No Charges Filed For Remote Operated Shotguns

No charges have been filed against Jay Williams, a Lee County landowner, interviewed by DNR law enforcement in connection with two batteries of remotely operated shotguns found in the Lee County woods on a Georgia Power right-of-way in November.

According to Capt. Jeff Swift, with Region 5 law enforcement, he has no evidence to suggest the systems were rigged for web-triggered firing. Swift said he has spoken with Williams who told him the systems were designed to be fired on-site with a remote-control device.

“The only reason the remote was necessary for him, it is my understanding, is because he couldn’t fire eight shotguns at one time,” said Swift.

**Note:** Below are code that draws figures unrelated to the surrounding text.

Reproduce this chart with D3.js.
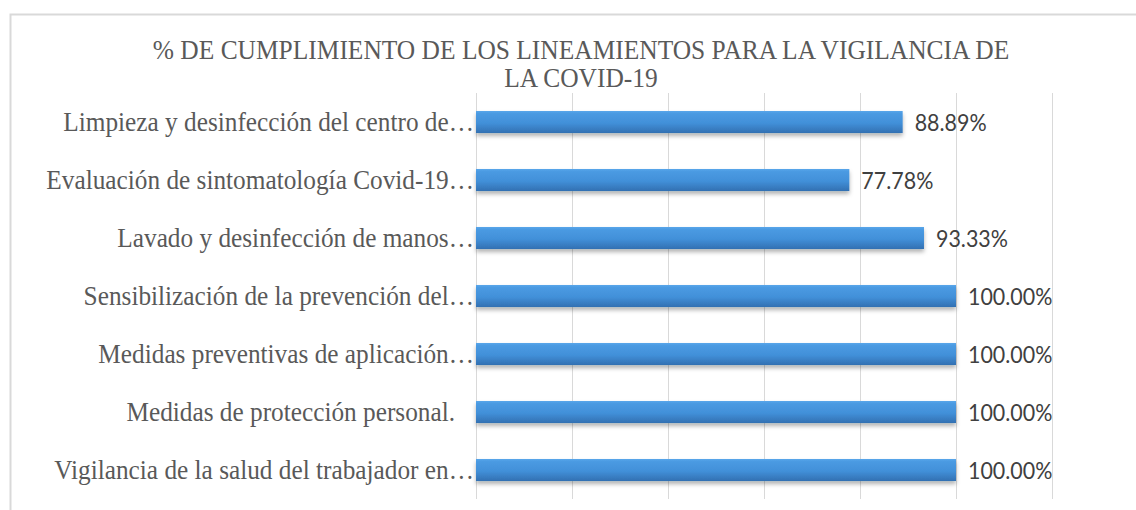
<!DOCTYPE html>
<html><head><meta charset="utf-8">
<script src="https://cdn.jsdelivr.net/npm/d3@7"></script>
<style>html,body{margin:0;padding:0;background:#fff;overflow:hidden}</style>
</head><body>
<svg id="chart" width="1136" height="510"></svg>
<script>
const titleLines = ["% DE CUMPLIMIENTO DE LOS LINEAMIENTOS PARA LA VIGILANCIA DE", "LA COVID-19"];
const categories = [
  "Limpieza y desinfección del centro de…",
  "Evaluación de sintomatología Covid-19…",
  "Lavado y desinfección de manos…",
  "Sensibilización de la prevención del…",
  "Medidas preventivas de aplicación…",
  "Medidas de protección personal.   ",
  "Vigilancia de la salud del trabajador en…"
];
const values = [88.89, 77.78, 93.33, 100.00, 100.00, 100.00, 100.00];
const gridTicks = [0, 20, 40, 60, 80, 100, 120];

const svg = d3.select("#chart");

// chart border
svg.append("rect").attr("x", 10.5).attr("y", 14.5).attr("width", 1200).attr("height", 600)
  .attr("fill", "#fff").attr("stroke", "#d9d9d9").attr("stroke-width", 2);

const defs = svg.append("defs");
const grad = defs.append("linearGradient").attr("id", "barGrad").attr("x1", 0).attr("y1", 0).attr("x2", 0).attr("y2", 1);
grad.append("stop").attr("offset", "0%").attr("stop-color", "#5aa6ea");
grad.append("stop").attr("offset", "12%").attr("stop-color", "#4a9ae2");
grad.append("stop").attr("offset", "55%").attr("stop-color", "#4290d9");
grad.append("stop").attr("offset", "100%").attr("stop-color", "#3270b2");
const f = defs.append("filter").attr("id", "shadow").attr("x", "-5%").attr("y", "-30%").attr("width", "110%").attr("height", "180%");
f.append("feDropShadow").attr("dx", 0).attr("dy", 3).attr("stdDeviation", 2)
  .attr("flood-color", "#000").attr("flood-opacity", 0.3);

const x = d3.scaleLinear().domain([0, 120]).range([476, 1052]);
const y = d3.scaleBand().domain(categories).range([93, 499]).paddingInner(0.62).paddingOuter(0.31);

// gridlines
svg.append("g").selectAll("line").data(gridTicks).join("line")
  .attr("x1", d => Math.round(x(d)) + 0.5).attr("x2", d => Math.round(x(d)) + 0.5)
  .attr("y1", 93).attr("y2", 499)
  .attr("stroke", "#d9d9d9").attr("stroke-width", 1);

// bars
svg.append("g").selectAll("rect").data(values).join("rect")
  .attr("x", x(0))
  .attr("y", (d, i) => y(categories[i]))
  .attr("width", d => x(d) - x(0))
  .attr("height", y.bandwidth())
  .attr("fill", "url(#barGrad)")
  .attr("filter", "url(#shadow)");

// category labels
const labG = svg.append("g").selectAll("g").data(categories).join("g");
const labT = labG.append("text")
  .attr("text-anchor", "end")
  .attr("font-family", "'Liberation Serif', 'Times New Roman', serif")
  .attr("font-size", 26.5)
  .attr("fill", "#595959")
  .style("white-space", "pre")
  .text(d => d);
const refW = labT.filter((d, i) => i === categories.length - 1).node().getComputedTextLength();
const sLab = 420 / refW;
labG.attr("transform", d => `translate(474,${y(d) + y.bandwidth() / 2 + 8.5}) scale(${sLab},1)`);

// value labels
const valG = svg.append("g").selectAll("g").data(values).join("g");
const valT = valG.append("text")
  .attr("font-family", "Lato, 'Open Sans', sans-serif")
  .attr("font-size", 24)
  .attr("fill", "#404040")
  .text(d => d.toFixed(2) + "%");
const vW = valT.node().getComputedTextLength();
const sVal = 72 / vW;
valG.attr("transform", (d, i) => `translate(${x(d) + 12},${y(categories[i]) + y.bandwidth() / 2 + 8.5}) scale(${sVal},1)`);

// title
const tG = svg.append("g").selectAll("g").data(titleLines).join("g");
const tT = tG.append("text")
  .attr("text-anchor", "middle")
  .attr("font-family", "'Liberation Serif', 'Times New Roman', serif")
  .attr("font-size", 26.5)
  .attr("fill", "#595959")
  .text(d => d);
const tW = tT.node().getComputedTextLength();
const sTit = 857 / tW;
tG.attr("transform", (d, i) => `translate(581,${59 + i * 28}) scale(${sTit},1)`);
</script>
</body></html>
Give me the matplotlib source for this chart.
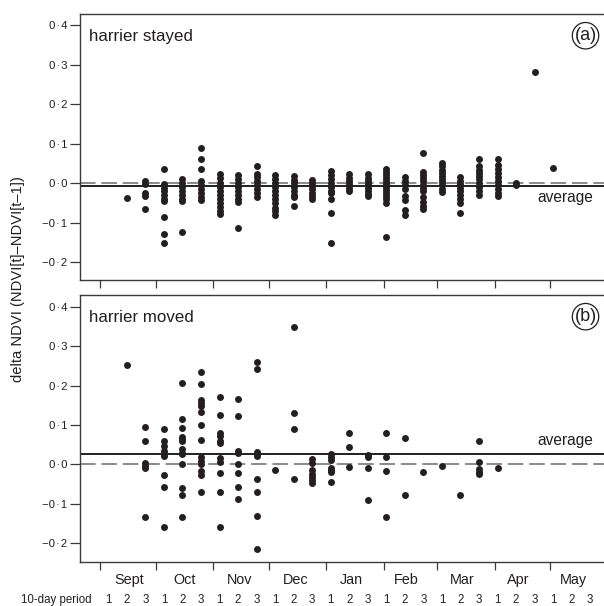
import matplotlib
matplotlib.use("Agg")
import matplotlib.pyplot as plt
import numpy as np

plt.rcParams['font.family'] = ['Liberation Sans', 'DejaVu Sans']

# ---------------- data ----------------
months = ["Sept", "Oct", "Nov", "Dec", "Jan", "Feb", "Mar", "Apr", "May"]
month_days = [30, 31, 30, 31, 31, 29, 31, 30, 31]
period_labels = ["1", "2", "3"]

# delta NDVI per 10-day period (Sept-1 ... May-3), harrier stayed
stayed_values = [
    [],
    [-0.038],
    [0.005, -0.002, -0.025, -0.033, -0.065],
    [0.035, -0.002, -0.012, -0.02, -0.03, -0.04, -0.046, -0.087, -0.128, -0.152],
    [0.01, 0.0, -0.01, -0.02, -0.03, -0.04, -0.045, -0.123],
    [0.088, 0.06, 0.035, 0.005, -0.005, -0.015, -0.025, -0.035, -0.043],
    [0.022, 0.012, 0.0, -0.01, -0.02, -0.03, -0.04, -0.05, -0.06, -0.07, -0.078],
    [0.02, 0.01, 0.0, -0.01, -0.02, -0.03, -0.04, -0.048, -0.115],
    [0.044, 0.022, 0.015, 0.005, -0.005, -0.015, -0.025, -0.036],
    [0.02, 0.01, 0.0, -0.01, -0.02, -0.03, -0.04, -0.05, -0.063, -0.07, -0.08],
    [0.018, 0.008, 0.0, -0.01, -0.02, -0.03, -0.035, -0.057],
    [0.008, 0.0, -0.008, -0.016, -0.025, -0.033, -0.04],
    [0.03, 0.02, 0.01, 0.0, -0.01, -0.02, -0.026, -0.041, -0.075, -0.153],
    [0.022, 0.013, 0.005, -0.003, -0.012, -0.02],
    [0.022, 0.013, 0.005, -0.003, -0.012, -0.02, -0.028, -0.033],
    [0.035, 0.028, 0.02, 0.013, 0.005, -0.003, -0.01, -0.018, -0.025, -0.033, -0.04, -0.05, -0.136],
    [0.015, 0.005, -0.005, -0.015, -0.033, -0.042, -0.068, -0.08],
    [0.077, 0.028, 0.02, 0.012, 0.004, -0.004, -0.012, -0.02, -0.035, -0.047, -0.057, -0.067],
    [0.05, 0.042, 0.034, 0.026, 0.018, 0.01, 0.002, -0.006, -0.014, -0.022],
    [0.015, 0.006, -0.003, -0.012, -0.02, -0.03, -0.04, -0.05, -0.077],
    [0.062, 0.042, 0.034, 0.026, 0.018, 0.01, 0.0, -0.01, -0.02, -0.03],
    [0.06, 0.045, 0.035, 0.025, 0.015, 0.005, -0.005, -0.015, -0.025, -0.032],
    [0.0, -0.006],
    [0.281],
    [0.037],
    [],
    [],
]

# harrier moved
moved_values = [
    [],
    [0.251],
    [0.094, 0.058, 0.003, -0.003, -0.008, -0.134],
    [0.089, 0.06, 0.046, 0.033, 0.026, 0.021, -0.028, -0.057, -0.158],
    [0.207, 0.114, 0.091, 0.07, 0.064, 0.058, 0.04, 0.03, 0.025, 0.001, -0.059, -0.079, -0.134],
    [0.234, 0.205, 0.164, 0.156, 0.148, 0.132, 0.099, 0.062, 0.018, 0.009, 0.002, -0.016, -0.027, -0.07],
    [0.171, 0.126, 0.08, 0.073, 0.06, 0.054, 0.015, 0.007, -0.021, -0.07, -0.159],
    [0.165, 0.123, 0.035, 0.028, 0.0, -0.023, -0.058, -0.089],
    [0.259, 0.243, 0.032, 0.026, 0.02, -0.036, -0.071, -0.131, -0.214],
    [-0.015],
    [0.349, 0.131, 0.089, -0.038],
    [0.014, 0.004, -0.015, -0.024, -0.032, -0.04, -0.048],
    [0.025, 0.018, 0.011, -0.009, -0.015, -0.02, -0.044],
    [0.08, 0.045, -0.006],
    [0.024, 0.018, -0.01, -0.09],
    [0.08, 0.019, -0.017, -0.133],
    [0.066, -0.078],
    [-0.019],
    [-0.003],
    [-0.078],
    [0.059, 0.007, -0.013, -0.019, -0.025],
    [-0.01],
    [],
    [],
    [],
    [],
    [],
]

stayed_average = -0.008
moved_average = 0.025

panel_titles = ["harrier stayed", "harrier moved"]
panel_tags = ["(a)", "(b)"]
y_ticks = [-0.2, -0.1, 0.0, 0.1, 0.2, 0.3, 0.4]
ylabel = "delta NDVI (NDVI[t]\u2013NDVI[t\u20131])"

# ---------------- layout ----------------
W, H = 604, 606
fig = plt.figure(figsize=(W / 100, H / 100), dpi=100)

def rect(l, t, r, b):
    return [l / W, 1 - b / H, (r - l) / W, (b - t) / H]

ax_top = fig.add_axes(rect(80, 14, 612.4, 280))
ax_bot = fig.add_axes(rect(80, 295, 612.4, 561.7))

ink = "#231f20"
frame = "#3a3a3a"

cum_days = np.concatenate([[0], np.cumsum(month_days)[:-1]])
month_ticks = -0.45 + cum_days / 10.0
month_label_x = [3 * k + 1.1 for k in range(len(months))]

def fmt(v):
    s = f"{abs(v):.1f}".replace(".", "\u200a\u00b7\u200a")
    if v < -1e-9:
        s = "\u2212" + s
    return s

for ax, vals, avg, title, tag, ylim, avg_y in [
    (ax_top, stayed_values, stayed_average, panel_titles[0], panel_tags[0], (-0.2456, 0.428), -0.047),
    (ax_bot, moved_values, moved_average, panel_titles[1], panel_tags[1], (-0.247, 0.4297), 0.049),
]:
    xs = [i for i, col in enumerate(vals) for _ in col]
    ys = [v for col in vals for v in col]
    ax.axhline(0.0, color="#8a8a8a", lw=1.4, dashes=(8, 3), zorder=1)
    ax.axhline(avg, color=ink, lw=1.4, zorder=2)
    ax.plot(xs, ys, "o", ms=5.0, color=ink, mec="none", zorder=3)
    ax.set_xlim(-1.53, 27.2)
    ax.set_ylim(*ylim)
    ax.set_yticks(y_ticks)
    ax.set_yticklabels([fmt(v) for v in y_ticks])
    ax.set_xticks(month_ticks)
    ax.set_xticklabels([])
    ax.tick_params(axis="y", direction="out", length=7.5, width=0.9, pad=1.5,
                   labelsize=8.2, color=frame, labelcolor=ink)
    ax.tick_params(axis="x", direction="out", length=6, width=0.9, color=frame)
    for s in ["top", "left", "bottom"]:
        ax.spines[s].set_color(frame)
        ax.spines[s].set_linewidth(1.0)
    ax.spines["right"].set_visible(False)
    ax.text(-1.02, ylim[1] - 0.068, title, fontsize=12.2, color=ink, va="baseline", ha="left")
    ax.text(23.15, avg_y, "average", fontsize=11.2, color=ink, va="baseline", ha="left")
    ax.text(25.75, ylim[1] - 0.055, tag, fontsize=13, color=ink, va="center", ha="center",
            bbox=dict(boxstyle="circle,pad=0.12", fc="none", ec=ink, lw=0.9))

# month labels and 10-day period labels
for k, m in enumerate(months):
    ax_bot.annotate(m, xy=(month_label_x[k], 0), xycoords=("data", "axes fraction"),
                    xytext=(0, -22.3), textcoords="offset pixels",
                    ha="center", va="baseline", fontsize=10.4, color=ink)
    for j, p in enumerate(period_labels):
        ax_bot.annotate(p, xy=(3 * k + j, 0), xycoords=("data", "axes fraction"),
                        xytext=(0, -41.3), textcoords="offset pixels",
                        ha="center", va="baseline", fontsize=8.3, color=ink)

fig.text(20.7 / W, 1 - 603 / H, "10-day period", fontsize=8.3, color=ink,
         ha="left", va="baseline")

fig.text(18 / W, 1 - 279 / H, ylabel, rotation=90, fontsize=10.6, color=ink,
         ha="center", va="center")

fig.savefig("out.png", dpi=100)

Williams told Swift the weapons were intended for use in feral hog control. He also told Swift he had not used the systems for hunting, and he couldn’t get them to operate properly.

The systems were removed by the time DNR Law Enforcement arrived on the scene; however, an investigation was still conducted. Swift said no evidence was found that the weapons had been used on wildlife or that they had even been fired at the site.

“It’s not illegal to build them. It’s not illegal to possess them. The use of them would be illegal,” said Swift. “Unless there is some evidence to indicate that they have been used to hunt wildlife or feral hogs, there are no charges that will be filed. We don’t have the evidence to support it.”

The investigation will remain open in case new evidence arises, said Swift.